Dubai is revolutionizing real estate with blockchain-powered tokenization. The Dubai Land Department’s latest initiative enables fractional property ownership, instant transactions, and global accessibility. As real estate integrates with DeFi and AI, Dubai is leading the future of digital assets.
Dubai is not just experimenting with blockchain - it's rewriting the rules of real estate. In March 2025, the Dubai Land Department (DLD), alongside the digital asset’s watchdog (VARA) and Dubai Future Foundation (DFF), kicked off the pilot phase of its Real Estate Tokenization Project. This is more than a pilot - it's a calculated push to tokenize trillions in global real estate and bring them on-chain. For the crypto-native crowd and traditional real estate moguls alike, this signals the start of a new meta-market where tangible assets meet digital liquidity.
Fractional ownership isn’t new - you’ve seen it with timeshares, REITs, and co-investment deals. But real estate tokenization takes that concept and upgrades it for the digital age.
Here’s the play: Real estate tokenization slices physical property into digital tokens - each token a tradable, blockchain-secured share of a property. Think of it as fractional ownership on steroids. These tokens live on decentralized ledgers, making ownership transfers fast, transparent, and trustless. You’re not dealing with deeds and dusty contracts - you’re tapping into a digital, borderless real estate market where ownership is programmable and globally tradable. Property portfolios become liquid, asset management becomes automated via smart contracts, and yield farming isn't just for DeFi anymore - it’s coming to buildings, too.
Take Dubai. Investors have been buying slices of property there for years through traditional channels. But with tokenization, that same Dubai apartment can be broken into digital shares, sold globally, and managed on-chain. You could own 2% of a Palm Jumeirah villa or a Burj Khalifa penthouse, earn passive income from rent, and sell your share anytime without paperwork, or delays.
This changes the game. It brings liquidity to an illiquid asset class, lowers the barrier to entry, and creates transparency through blockchain. Ownership becomes verifiable, transactions are automated, and the process is faster and cheaper.
As tokenized real estate matures, it’s not just about owning a piece of property on-chain - it’s about how it connects with everything else in Web3. Think NFTs linked to real-world luxury homes, metaverse experiences tied to physical locations, or AI tools that help value properties in real time and influence token prices. This isn’t sci-fi anymore - it’s already starting to happen.

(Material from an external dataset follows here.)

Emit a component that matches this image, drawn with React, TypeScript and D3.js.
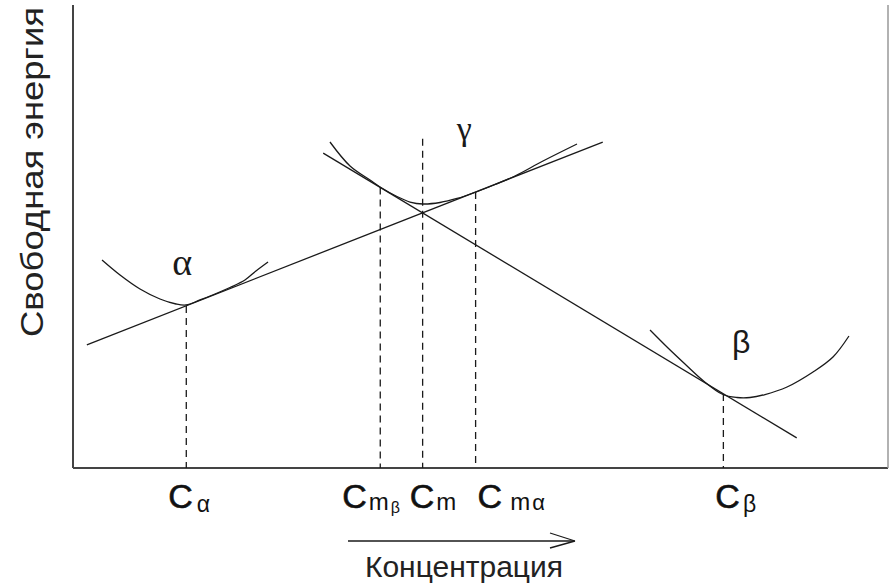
import React from "react";
import * as d3 from "d3";

// ---- data (concentration %, free energy in arbitrary units 0..100) ----
const commonTangentAlphaGamma: [number, number][] = [
  [1.7, 26.6],
  [65.0, 70.4],
];
const commonTangentGammaBeta: [number, number][] = [
  [30.7, 68.0],
  [88.8, 6.5],
];
const alphaCurve: [number, number][] = [
  [3.56, 44.92], [5.77, 41.68], [8.22, 38.66], [10.67, 36.5], [12.64, 35.42],
  [13.87, 35.21], [15.58, 36.29], [17.42, 37.58], [19.26, 38.98], [21.1, 40.6],
  [22.45, 42.55], [23.93, 44.49],
];
const gammaCurve: [number, number][] = [
  [31.53, 70.41], [33.99, 65.23], [36.44, 62.2], [37.67, 60.69], [39.75, 58.64],
  [41.35, 57.45], [42.94, 57.02], [45.03, 57.34], [47.12, 58.21], [49.45, 59.61],
  [51.78, 61.23], [54.23, 63.07], [57.67, 66.31], [61.84, 69.98],
];
const betaCurve: [number, number][] = [
  [70.8, 29.81], [73.01, 25.92], [75.09, 22.46], [77.3, 18.9], [79.75, 15.87],
  [81.47, 15.23], [83.07, 15.23], [84.91, 15.87], [87.61, 17.49], [90.8, 20.73],
  [93.25, 23.97], [95.21, 28.51],
];
const tickConc = [13.9, 37.7, 42.9, 49.4, 79.8];
const tickTop = [35.0, 60.6, 71.1, 59.6, 16.0];
const tickSubA = ["α", "m", "m", "m", "β"];
const tickSubB = ["", "β", "", "α", ""];
const phaseNames = ["α", "γ", "β"];
const phaseLabelPos: [number, number][] = [
  [13.4, 41.7],
  [48.0, 70.8],
  [82.0, 24.8],
];
const xTitle = "Концентрация";
const yTitle = "Свободная энергия";

// ---- layout (not data) ----
const W = 896;
const H = 586;
const INK = "#1a1a1a";
const AXIS = "#444";
const labelDx = [-18, -38, -13, 2, -8];
const subAdx = [4, 2, 2, 8, 3];
const phaseFont = ["serif", "serif", "sans"];
const phaseSize = [38, 34, 32];

export default function App() {
  const x = d3.scaleLinear().domain([0, 100]).range([73, 888]);
  const y = d3.scaleLinear().domain([0, 100]).range([468, 5]);
  const straight = d3
    .line<[number, number]>()
    .x((d) => x(d[0]))
    .y((d) => y(d[1]));
  const smooth = d3
    .line<[number, number]>()
    .x((d) => x(d[0]))
    .y((d) => y(d[1]))
    .curve(d3.curveCatmullRom.alpha(0.5));

  const sans = "'Liberation Sans', Arial, sans-serif";
  const serif = "'Liberation Serif', 'Times New Roman', serif";

  return (
    <svg
      width={W}
      height={H}
      style={{ position: "absolute", left: 0, top: 0, background: "#fff" }}
    >
      {/* axes */}
      <line x1={x(0)} x2={x(0)} y1={y(100)} y2={y(0)} stroke={AXIS} strokeWidth={2} />
      <line x1={x(0)} x2={x(100)} y1={y(0)} y2={y(0)} stroke={AXIS} strokeWidth={2} />
      <line x1={x(100)} x2={x(100)} y1={y(100)} y2={y(0)} stroke="#999" strokeWidth={1.5} />

      {/* dashed concentration markers */}
      {tickConc.map((c, i) => (
        <line
          key={"d" + i}
          x1={x(c)}
          x2={x(c)}
          y1={y(tickTop[i])}
          y2={y(0)}
          stroke={INK}
          strokeWidth={1.3}
          strokeDasharray="7,5"
        />
      ))}

      {/* common tangents */}
      <path d={straight(commonTangentAlphaGamma) || ""} fill="none" stroke={INK} strokeWidth={1.3} />
      <path d={straight(commonTangentGammaBeta) || ""} fill="none" stroke={INK} strokeWidth={1.3} />

      {/* free-energy curves */}
      {[alphaCurve, gammaCurve, betaCurve].map((c, i) => (
        <path key={"c" + i} d={smooth(c) || ""} fill="none" stroke={INK} strokeWidth={1.3} />
      ))}

      {/* phase labels */}
      {phaseNames.map((n, i) => (
        <text
          key={"p" + i}
          x={x(phaseLabelPos[i][0])}
          y={y(phaseLabelPos[i][1])}
          textAnchor="middle"
          fontFamily={phaseFont[i] === "sans" ? sans : serif}
          fontSize={phaseSize[i]}
          fill={INK}
        >
          {n}
        </text>
      ))}

      {/* concentration tick labels */}
      {tickConc.map((c, i) => (
        <text
          key={"t" + i}
          x={x(c) + labelDx[i]}
          y={508}
          fontFamily={sans}
          fill="#111"
        >
          <tspan fontSize={34} stroke="#111" strokeWidth={0.6}>C</tspan>
          <tspan
            fontSize={tickSubA[i] === "m" ? 24 : 23}
            dx={subAdx[i]}
            dy={tickSubA[i] === "m" ? 2 : 4}
          >
            {tickSubA[i]}
          </tspan>
          {tickSubB[i] && (
            <tspan fontSize={tickSubB[i] === "β" ? 16 : 22} dx={2} dy={tickSubB[i] === "β" ? 3 : 0}>
              {tickSubB[i]}
            </tspan>
          )}
        </text>
      ))}

      {/* x title with arrow */}
      <line x1={348} x2={574} y1={541} y2={541} stroke={INK} strokeWidth={1.5} />
      <line x1={550} x2={575} y1={533} y2={541} stroke={INK} strokeWidth={1.3} />
      <line x1={550} x2={575} y1={548} y2={541} stroke={INK} strokeWidth={1.3} />
      <text x={464} y={577} textAnchor="middle" fontFamily={sans} fontSize={30} fill="#222">
        {xTitle}
      </text>

      {/* y title */}
      <text
        transform={`translate(43,172) rotate(-90)`}
        textAnchor="middle"
        fontFamily={sans}
        fontSize={32}
        textLength={330}
        lengthAdjust="spacingAndGlyphs"
        fill="#222"
      >
        {yTitle}
      </text>
    </svg>
  );
}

What Dubai is doing isn’t just some test run. It’s laying the groundwork to become a global hub for digital assets. The city’s not waiting around - it’s got clear regulations, forward-thinking leadership, and a real drive to lead. By bridging blockchain and real estate in such a big way, Dubai’s showing the world what’s possible when you combine tech, ambition, and property. It’s a huge win for both the crypto crowd and traditional investors looking for smarter ways to get into real estate.
Why does this matter? Because Dubai knows that real estate is the largest asset class in the world. Tokenization unlocks liquidity, lowers entry barriers, enables 24/7 global trading, and allows fractional investment down to the micro-share level. For crypto investors, it's a real-world asset (RWA) with stable returns. For real estate players, it’s a chance to tap into a new capital market, raise funds without debt, and attract a wave of digital-first investors. Imagine combining the stable cash flow of a rental property with the liquidity of a token listed on an exchange. That’s not just innovation - it’s alchemy.
Dubai's regulatory posture makes it even more compelling. This isn’t some wild west - this is frontier finance, governed by one of the most forward-thinking jurisdictions on the planet. Dubai is becoming the sandbox where Web3 meets real-world adoption - minus the regulatory fog.
Once this space really takes off, and if you’re already in the real estate game, here’s how you get involved: make sure you’re working with reputable partners, complete the necessary compliance steps, and start exploring tokenized property offerings. You’ll see everything from residential and commercial spaces to, eventually, high-end and industrial assets - each one tied to real legal ownership and actual income streams. It’s real estate, just more flexible, transparent, and accessible.
Over time, we’ll see DeFi protocols integrating tokenized real estate for collateral, DAOs forming around property governance, and cross-chain interoperability allowing assets to live across Ethereum, Polygon, Solana and beyond.
My take? This isn’t just a tech upgrade - it’s the beginning of a new asset era. By 2033, DLD projects AED 60 billion ($16 billion) in tokenized transactions, which feels conservative. With the right infrastructure, liquidity bridges, and investor education, we could see Dubai capture 10-15% of its real estate volume through tokenized rails. And that’s just Phase One. Think metaverse-linked titles, dynamic NFTs tied to property amenities, AI-enhanced property valuation models - the future is modular, interoperable, and tokenized.
Dubai is building the blueprint. The only question now is - will you get in before the rest of the world catches on?